[Items from a dataset]
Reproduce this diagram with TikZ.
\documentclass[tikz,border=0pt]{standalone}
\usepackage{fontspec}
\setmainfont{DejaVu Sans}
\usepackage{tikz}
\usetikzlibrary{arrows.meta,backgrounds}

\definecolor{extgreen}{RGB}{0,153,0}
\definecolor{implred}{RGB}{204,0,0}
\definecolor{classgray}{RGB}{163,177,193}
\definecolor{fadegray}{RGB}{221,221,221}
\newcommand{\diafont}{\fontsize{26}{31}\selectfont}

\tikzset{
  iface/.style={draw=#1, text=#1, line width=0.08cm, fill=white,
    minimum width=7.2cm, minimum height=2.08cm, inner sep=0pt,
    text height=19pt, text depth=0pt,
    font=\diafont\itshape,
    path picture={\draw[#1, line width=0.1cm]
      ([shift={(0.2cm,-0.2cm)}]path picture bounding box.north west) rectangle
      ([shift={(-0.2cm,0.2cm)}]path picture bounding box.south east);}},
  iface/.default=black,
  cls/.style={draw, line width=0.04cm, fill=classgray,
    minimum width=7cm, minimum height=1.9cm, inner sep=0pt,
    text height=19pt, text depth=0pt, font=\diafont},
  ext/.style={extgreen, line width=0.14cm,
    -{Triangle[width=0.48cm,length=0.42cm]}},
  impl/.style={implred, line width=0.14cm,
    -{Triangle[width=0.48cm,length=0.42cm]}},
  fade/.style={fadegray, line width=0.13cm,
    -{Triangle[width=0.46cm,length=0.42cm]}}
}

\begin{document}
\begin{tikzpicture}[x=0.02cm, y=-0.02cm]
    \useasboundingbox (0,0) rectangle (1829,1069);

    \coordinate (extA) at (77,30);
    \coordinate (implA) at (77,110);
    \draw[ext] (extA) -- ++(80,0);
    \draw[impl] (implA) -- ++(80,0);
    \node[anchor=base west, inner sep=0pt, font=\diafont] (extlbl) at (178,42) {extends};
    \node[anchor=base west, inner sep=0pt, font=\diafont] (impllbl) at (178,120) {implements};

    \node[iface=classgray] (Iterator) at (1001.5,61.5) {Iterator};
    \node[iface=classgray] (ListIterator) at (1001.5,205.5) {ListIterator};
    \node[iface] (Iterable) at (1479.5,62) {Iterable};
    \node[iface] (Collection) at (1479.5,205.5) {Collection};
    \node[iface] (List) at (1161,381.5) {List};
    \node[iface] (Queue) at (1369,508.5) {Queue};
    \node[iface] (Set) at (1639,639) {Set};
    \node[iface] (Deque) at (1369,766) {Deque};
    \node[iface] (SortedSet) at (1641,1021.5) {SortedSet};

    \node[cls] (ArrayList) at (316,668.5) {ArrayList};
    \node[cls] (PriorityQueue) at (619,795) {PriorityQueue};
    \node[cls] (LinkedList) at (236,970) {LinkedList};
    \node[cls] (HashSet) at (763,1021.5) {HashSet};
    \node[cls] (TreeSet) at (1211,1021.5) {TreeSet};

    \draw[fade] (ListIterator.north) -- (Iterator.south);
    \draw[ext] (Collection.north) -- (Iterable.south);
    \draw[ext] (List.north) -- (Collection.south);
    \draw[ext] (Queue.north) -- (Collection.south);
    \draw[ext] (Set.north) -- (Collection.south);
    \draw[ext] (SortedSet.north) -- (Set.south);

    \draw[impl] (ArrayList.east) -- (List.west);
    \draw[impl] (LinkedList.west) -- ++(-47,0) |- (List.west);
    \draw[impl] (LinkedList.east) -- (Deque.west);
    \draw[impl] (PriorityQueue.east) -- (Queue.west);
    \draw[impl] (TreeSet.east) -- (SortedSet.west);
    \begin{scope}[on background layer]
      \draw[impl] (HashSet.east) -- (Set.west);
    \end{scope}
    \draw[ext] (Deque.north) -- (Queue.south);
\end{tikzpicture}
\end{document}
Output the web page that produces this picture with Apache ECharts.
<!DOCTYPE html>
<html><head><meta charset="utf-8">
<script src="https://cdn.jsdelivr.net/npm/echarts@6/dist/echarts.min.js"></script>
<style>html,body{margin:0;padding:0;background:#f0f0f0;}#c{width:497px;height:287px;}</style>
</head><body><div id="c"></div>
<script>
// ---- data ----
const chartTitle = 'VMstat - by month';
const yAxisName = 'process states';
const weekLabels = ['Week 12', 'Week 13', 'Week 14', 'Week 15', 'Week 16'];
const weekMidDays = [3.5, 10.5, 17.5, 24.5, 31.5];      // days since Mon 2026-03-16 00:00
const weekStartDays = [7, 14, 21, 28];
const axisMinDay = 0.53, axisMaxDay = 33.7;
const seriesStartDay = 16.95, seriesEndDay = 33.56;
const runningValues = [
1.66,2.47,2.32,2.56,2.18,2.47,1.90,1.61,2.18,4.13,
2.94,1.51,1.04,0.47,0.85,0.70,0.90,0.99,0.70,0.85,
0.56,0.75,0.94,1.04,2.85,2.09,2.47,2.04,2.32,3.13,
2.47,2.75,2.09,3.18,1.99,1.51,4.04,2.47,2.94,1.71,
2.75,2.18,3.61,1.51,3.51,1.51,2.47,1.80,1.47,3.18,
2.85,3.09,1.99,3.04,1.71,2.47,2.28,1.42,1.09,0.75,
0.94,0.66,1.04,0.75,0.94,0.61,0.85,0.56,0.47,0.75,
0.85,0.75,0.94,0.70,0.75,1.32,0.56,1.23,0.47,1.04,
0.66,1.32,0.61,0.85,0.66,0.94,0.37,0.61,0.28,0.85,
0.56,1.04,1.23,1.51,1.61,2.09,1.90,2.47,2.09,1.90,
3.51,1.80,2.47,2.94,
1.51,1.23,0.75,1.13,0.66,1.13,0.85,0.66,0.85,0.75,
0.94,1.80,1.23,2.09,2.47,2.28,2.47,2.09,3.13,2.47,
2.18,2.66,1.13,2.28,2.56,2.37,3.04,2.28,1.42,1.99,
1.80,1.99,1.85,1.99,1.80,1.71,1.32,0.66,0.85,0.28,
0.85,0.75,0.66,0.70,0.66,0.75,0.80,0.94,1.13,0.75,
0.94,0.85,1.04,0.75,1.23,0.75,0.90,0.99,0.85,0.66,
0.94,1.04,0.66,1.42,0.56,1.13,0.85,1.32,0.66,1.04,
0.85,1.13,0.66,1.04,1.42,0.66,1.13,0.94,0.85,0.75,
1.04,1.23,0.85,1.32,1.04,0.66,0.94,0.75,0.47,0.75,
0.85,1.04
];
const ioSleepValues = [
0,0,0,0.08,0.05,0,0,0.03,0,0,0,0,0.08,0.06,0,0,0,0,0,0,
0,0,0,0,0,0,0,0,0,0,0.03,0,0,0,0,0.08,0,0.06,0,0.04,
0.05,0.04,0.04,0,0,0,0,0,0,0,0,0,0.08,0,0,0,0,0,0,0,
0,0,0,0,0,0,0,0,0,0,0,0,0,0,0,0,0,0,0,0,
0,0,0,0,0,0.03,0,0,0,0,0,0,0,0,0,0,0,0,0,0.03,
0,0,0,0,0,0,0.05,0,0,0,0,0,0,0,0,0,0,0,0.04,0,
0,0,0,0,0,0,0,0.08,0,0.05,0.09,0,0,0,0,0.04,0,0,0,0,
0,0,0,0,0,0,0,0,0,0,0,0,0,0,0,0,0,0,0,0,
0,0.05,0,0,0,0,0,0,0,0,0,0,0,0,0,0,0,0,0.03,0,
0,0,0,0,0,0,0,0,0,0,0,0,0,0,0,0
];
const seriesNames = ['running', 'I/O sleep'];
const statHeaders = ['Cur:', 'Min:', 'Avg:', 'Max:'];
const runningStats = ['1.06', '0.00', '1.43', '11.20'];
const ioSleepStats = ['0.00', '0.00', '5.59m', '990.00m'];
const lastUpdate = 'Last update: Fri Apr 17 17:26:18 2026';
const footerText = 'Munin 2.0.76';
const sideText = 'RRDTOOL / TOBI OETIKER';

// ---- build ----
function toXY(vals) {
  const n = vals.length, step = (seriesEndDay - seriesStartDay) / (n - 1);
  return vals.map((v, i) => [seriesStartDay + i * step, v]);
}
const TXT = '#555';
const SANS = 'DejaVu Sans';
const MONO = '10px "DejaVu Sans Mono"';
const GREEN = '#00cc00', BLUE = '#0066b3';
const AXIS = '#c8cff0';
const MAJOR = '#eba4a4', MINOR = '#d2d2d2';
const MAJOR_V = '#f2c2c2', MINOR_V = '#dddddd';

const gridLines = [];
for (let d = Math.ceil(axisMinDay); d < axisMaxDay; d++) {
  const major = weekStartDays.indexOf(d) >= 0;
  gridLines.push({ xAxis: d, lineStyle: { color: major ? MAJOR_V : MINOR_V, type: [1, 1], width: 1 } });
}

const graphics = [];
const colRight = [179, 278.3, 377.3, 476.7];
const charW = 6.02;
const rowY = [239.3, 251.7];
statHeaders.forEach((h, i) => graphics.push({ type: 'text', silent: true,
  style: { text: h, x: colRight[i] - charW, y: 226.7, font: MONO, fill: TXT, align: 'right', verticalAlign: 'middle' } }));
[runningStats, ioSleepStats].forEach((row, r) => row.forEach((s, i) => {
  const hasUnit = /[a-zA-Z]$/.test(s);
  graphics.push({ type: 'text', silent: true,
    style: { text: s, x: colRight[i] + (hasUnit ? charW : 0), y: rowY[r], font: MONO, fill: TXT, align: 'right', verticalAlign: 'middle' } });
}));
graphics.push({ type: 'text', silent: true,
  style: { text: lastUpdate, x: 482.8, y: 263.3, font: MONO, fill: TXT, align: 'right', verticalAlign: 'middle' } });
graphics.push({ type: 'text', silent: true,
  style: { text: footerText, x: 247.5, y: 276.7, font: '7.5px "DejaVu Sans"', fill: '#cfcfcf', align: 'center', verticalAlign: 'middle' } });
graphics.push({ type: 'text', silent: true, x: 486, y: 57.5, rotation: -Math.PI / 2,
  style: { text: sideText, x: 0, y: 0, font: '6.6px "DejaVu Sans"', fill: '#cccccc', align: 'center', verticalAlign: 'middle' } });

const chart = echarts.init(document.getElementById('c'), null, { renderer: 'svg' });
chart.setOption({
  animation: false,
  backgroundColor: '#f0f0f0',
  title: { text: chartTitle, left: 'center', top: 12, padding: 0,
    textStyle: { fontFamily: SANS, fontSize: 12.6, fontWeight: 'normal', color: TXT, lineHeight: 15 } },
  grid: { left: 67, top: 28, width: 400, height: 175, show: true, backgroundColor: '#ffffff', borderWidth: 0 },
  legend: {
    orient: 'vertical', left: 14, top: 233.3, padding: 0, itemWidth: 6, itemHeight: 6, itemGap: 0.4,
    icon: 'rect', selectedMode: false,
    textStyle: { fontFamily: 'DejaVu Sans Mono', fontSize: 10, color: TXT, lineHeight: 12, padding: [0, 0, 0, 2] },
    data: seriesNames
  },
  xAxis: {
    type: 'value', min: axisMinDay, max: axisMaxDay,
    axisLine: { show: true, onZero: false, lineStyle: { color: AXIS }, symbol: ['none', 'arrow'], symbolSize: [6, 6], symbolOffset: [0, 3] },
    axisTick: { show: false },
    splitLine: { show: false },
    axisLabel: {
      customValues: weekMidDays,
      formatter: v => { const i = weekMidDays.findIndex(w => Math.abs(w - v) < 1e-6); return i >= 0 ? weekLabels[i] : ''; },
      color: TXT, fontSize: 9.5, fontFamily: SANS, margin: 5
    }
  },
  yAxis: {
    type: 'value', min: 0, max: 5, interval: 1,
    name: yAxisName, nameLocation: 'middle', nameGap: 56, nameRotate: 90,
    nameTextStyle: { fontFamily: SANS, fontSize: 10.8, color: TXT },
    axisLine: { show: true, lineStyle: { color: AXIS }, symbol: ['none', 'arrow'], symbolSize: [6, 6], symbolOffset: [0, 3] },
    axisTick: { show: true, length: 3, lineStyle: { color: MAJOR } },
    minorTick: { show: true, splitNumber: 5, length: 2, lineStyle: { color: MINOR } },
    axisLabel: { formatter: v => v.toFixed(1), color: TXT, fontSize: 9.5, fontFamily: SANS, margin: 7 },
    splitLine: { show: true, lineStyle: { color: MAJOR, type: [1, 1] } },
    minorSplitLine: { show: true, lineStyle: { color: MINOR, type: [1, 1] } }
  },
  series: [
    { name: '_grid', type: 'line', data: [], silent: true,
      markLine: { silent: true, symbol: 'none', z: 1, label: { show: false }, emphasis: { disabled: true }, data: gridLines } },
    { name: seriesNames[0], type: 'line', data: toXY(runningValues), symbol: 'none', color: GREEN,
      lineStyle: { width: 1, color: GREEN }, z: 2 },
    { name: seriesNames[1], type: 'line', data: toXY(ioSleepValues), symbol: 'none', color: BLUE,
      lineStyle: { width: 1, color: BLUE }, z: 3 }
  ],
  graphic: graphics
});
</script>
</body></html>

*To be done*
Above are the records; please copy exactly their first line and each line after it through the line containing "(0,0) rectangle (1829,1069);", and no line after that.

*Response*
Reproduce this diagram with TikZ.
\documentclass[tikz,border=0pt]{standalone}
\usepackage{fontspec}
\setmainfont{DejaVu Sans}
\usepackage{tikz}
\usetikzlibrary{arrows.meta,backgrounds}

\definecolor{extgreen}{RGB}{0,153,0}
\definecolor{implred}{RGB}{204,0,0}
\definecolor{classgray}{RGB}{163,177,193}
\definecolor{fadegray}{RGB}{221,221,221}
\newcommand{\diafont}{\fontsize{26}{31}\selectfont}

\tikzset{
  iface/.style={draw=#1, text=#1, line width=0.08cm, fill=white,
    minimum width=7.2cm, minimum height=2.08cm, inner sep=0pt,
    text height=19pt, text depth=0pt,
    font=\diafont\itshape,
    path picture={\draw[#1, line width=0.1cm]
      ([shift={(0.2cm,-0.2cm)}]path picture bounding box.north west) rectangle
      ([shift={(-0.2cm,0.2cm)}]path picture bounding box.south east);}},
  iface/.default=black,
  cls/.style={draw, line width=0.04cm, fill=classgray,
    minimum width=7cm, minimum height=1.9cm, inner sep=0pt,
    text height=19pt, text depth=0pt, font=\diafont},
  ext/.style={extgreen, line width=0.14cm,
    -{Triangle[width=0.48cm,length=0.42cm]}},
  impl/.style={implred, line width=0.14cm,
    -{Triangle[width=0.48cm,length=0.42cm]}},
  fade/.style={fadegray, line width=0.13cm,
    -{Triangle[width=0.46cm,length=0.42cm]}}
}

\begin{document}
\begin{tikzpicture}[x=0.02cm, y=-0.02cm]
    \useasboundingbox (0,0) rectangle (1829,1069);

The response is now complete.